What you are asked to do. Leaving out the pictures, retype the lines from the beginning of the listing through the line containing "const data = wavelengths.map((w, i)".

— begin Dataset content —

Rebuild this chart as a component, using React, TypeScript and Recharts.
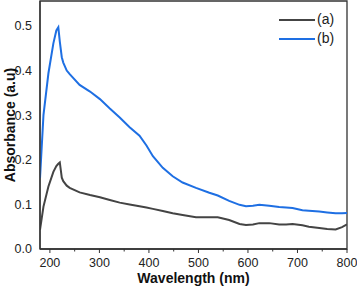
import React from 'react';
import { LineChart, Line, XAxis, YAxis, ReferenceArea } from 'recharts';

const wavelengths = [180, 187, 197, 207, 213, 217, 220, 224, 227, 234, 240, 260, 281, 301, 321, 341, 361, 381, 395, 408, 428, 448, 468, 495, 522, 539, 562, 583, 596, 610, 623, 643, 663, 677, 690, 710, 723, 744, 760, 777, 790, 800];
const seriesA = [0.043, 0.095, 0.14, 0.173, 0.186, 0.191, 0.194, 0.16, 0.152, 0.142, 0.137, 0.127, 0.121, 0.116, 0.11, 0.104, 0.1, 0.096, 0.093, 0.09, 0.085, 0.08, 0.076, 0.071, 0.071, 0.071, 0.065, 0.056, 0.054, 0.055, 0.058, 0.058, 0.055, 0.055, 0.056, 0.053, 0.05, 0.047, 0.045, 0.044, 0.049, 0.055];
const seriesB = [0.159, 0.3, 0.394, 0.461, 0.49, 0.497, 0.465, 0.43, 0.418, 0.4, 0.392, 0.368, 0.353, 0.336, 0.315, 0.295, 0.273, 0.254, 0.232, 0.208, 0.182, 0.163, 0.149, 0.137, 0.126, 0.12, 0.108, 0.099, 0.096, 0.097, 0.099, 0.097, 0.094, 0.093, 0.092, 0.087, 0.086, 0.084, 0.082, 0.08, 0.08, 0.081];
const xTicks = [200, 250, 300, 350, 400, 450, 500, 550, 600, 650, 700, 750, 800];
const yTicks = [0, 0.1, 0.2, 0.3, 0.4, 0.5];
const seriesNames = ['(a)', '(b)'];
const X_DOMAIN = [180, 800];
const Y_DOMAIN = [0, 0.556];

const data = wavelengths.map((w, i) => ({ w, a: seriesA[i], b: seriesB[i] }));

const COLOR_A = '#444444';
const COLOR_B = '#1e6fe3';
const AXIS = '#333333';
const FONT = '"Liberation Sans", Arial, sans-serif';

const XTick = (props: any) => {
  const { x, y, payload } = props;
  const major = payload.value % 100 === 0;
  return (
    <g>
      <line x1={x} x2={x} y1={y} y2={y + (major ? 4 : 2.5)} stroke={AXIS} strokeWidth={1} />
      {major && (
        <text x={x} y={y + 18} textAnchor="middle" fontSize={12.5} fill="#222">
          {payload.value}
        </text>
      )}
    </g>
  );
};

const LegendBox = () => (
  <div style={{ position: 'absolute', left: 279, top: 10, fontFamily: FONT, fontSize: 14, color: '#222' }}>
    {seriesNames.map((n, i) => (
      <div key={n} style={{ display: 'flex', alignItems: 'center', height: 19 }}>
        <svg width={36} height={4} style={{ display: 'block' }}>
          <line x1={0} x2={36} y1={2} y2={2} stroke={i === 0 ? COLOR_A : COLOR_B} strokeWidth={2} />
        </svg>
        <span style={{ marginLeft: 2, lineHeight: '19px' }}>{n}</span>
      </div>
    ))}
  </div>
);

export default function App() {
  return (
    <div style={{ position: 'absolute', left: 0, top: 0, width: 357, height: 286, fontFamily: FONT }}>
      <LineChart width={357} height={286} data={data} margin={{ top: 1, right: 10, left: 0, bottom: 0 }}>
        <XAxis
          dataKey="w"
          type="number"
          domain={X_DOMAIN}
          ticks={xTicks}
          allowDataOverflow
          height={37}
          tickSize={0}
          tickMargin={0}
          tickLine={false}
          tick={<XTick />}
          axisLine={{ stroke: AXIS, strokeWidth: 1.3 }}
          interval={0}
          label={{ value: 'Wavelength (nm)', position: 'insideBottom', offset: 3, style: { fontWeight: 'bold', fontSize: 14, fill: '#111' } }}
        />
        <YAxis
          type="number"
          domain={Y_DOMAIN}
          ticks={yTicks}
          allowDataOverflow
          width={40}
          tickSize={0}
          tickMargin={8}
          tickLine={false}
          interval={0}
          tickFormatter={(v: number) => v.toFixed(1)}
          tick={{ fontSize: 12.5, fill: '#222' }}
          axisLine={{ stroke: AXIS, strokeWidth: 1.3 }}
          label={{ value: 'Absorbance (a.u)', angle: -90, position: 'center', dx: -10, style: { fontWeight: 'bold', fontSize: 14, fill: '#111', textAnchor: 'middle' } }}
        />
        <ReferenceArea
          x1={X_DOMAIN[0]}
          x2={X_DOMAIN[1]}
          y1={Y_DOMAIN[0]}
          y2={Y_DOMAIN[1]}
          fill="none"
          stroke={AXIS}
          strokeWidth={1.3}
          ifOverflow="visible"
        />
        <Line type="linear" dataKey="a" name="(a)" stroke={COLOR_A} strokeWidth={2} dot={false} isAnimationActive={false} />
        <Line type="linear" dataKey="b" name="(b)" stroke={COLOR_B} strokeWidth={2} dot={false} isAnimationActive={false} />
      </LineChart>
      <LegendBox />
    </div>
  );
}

— end Dataset content —

Final result.
Rebuild this chart as a component, using React, TypeScript and Recharts.
import React from 'react';
import { LineChart, Line, XAxis, YAxis, ReferenceArea } from 'recharts';

const wavelengths = [180, 187, 197, 207, 213, 217, 220, 224, 227, 234, 240, 260, 281, 301, 321, 341, 361, 381, 395, 408, 428, 448, 468, 495, 522, 539, 562, 583, 596, 610, 623, 643, 663, 677, 690, 710, 723, 744, 760, 777, 790, 800];
const seriesA = [0.043, 0.095, 0.14, 0.173, 0.186, 0.191, 0.194, 0.16, 0.152, 0.142, 0.137, 0.127, 0.121, 0.116, 0.11, 0.104, 0.1, 0.096, 0.093, 0.09, 0.085, 0.08, 0.076, 0.071, 0.071, 0.071, 0.065, 0.056, 0.054, 0.055, 0.058, 0.058, 0.055, 0.055, 0.056, 0.053, 0.05, 0.047, 0.045, 0.044, 0.049, 0.055];
const seriesB = [0.159, 0.3, 0.394, 0.461, 0.49, 0.497, 0.465, 0.43, 0.418, 0.4, 0.392, 0.368, 0.353, 0.336, 0.315, 0.295, 0.273, 0.254, 0.232, 0.208, 0.182, 0.163, 0.149, 0.137, 0.126, 0.12, 0.108, 0.099, 0.096, 0.097, 0.099, 0.097, 0.094, 0.093, 0.092, 0.087, 0.086, 0.084, 0.082, 0.08, 0.08, 0.081];
const xTicks = [200, 250, 300, 350, 400, 450, 500, 550, 600, 650, 700, 750, 800];
const yTicks = [0, 0.1, 0.2, 0.3, 0.4, 0.5];
const seriesNames = ['(a)', '(b)'];
const X_DOMAIN = [180, 800];
const Y_DOMAIN = [0, 0.556];

const data = wavelengths.map((w, i) => ({ w, a: seriesA[i], b: seriesB[i] }));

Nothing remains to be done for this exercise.